Bishop Briggs is featured on "So Tied Up." The 24-year-old British singer/songwriter adds to the song what Merry Clayton did on the Rolling Stones' "Gimme Shelter." Though Willet handles lead vocals throughout the song, Briggs is just as integral as a backing vocalist.
The Black Keys-esque, "Open Up The Heavens," continues the theme of questioning. Another garage rocker, "Luck Down," is almost a reprise to some of the bands older tracks like 2006's "Hang Me Out To Dry."
These songs help to make the record a good representation of all the band's phases, pairing them with some of the more radio-friendly cuts the band has been more recently known for.
The record hits a brief lull during tracks four and five. The light "Restless" briefly stops the momentum of the album, and the placement -- and even the inclusion -- of experimental interlude, "LA River," is questionable.
The second interlude is more compelling. "Wilshire Protest," featuring some of the same retro-sounding guitars as "LA River," is essentially a slam poem that sums up "L.A. Divine." The final interlude, "The Camera's Always On," which follows "Ordinary idols," feels like a good fit.

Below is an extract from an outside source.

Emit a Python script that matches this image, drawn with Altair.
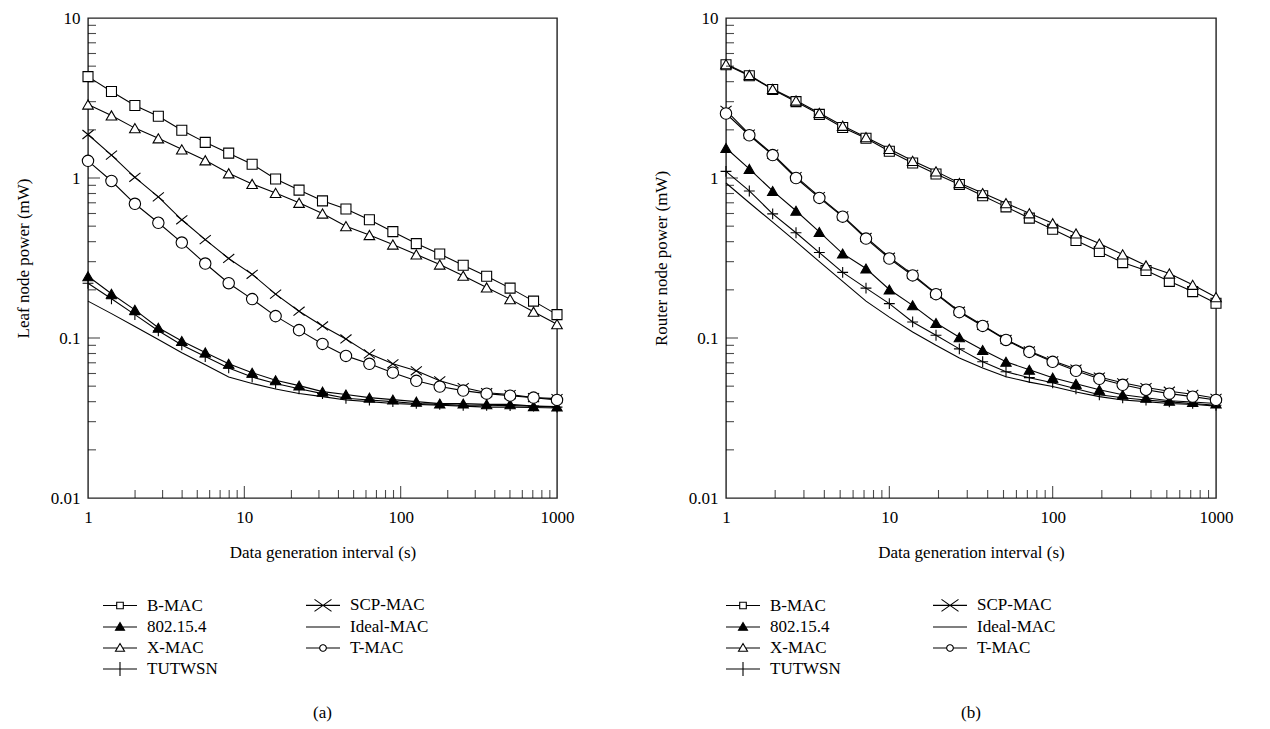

The record closes with the most blatant questioning on "Free To Breathe," even calling out God for not revealing all the answers. I found this lyric somewhat jarring, as someone coming from a Christian perspective, but am grateful Willet is open and honest about his feelings, and is willing to add his voice to the conversation.
The track says a lot. It almost feels as though the entire album was setting up for it.
"Free To Breathe" is a call for peace, not completely unlike John Lennon's "Imagine."
Ultimately, Cold War Kids is a band that's not afraid to say something and think deeper, even if they don't have all the answers.
Their latest, "L.A. Divine," is proof of that.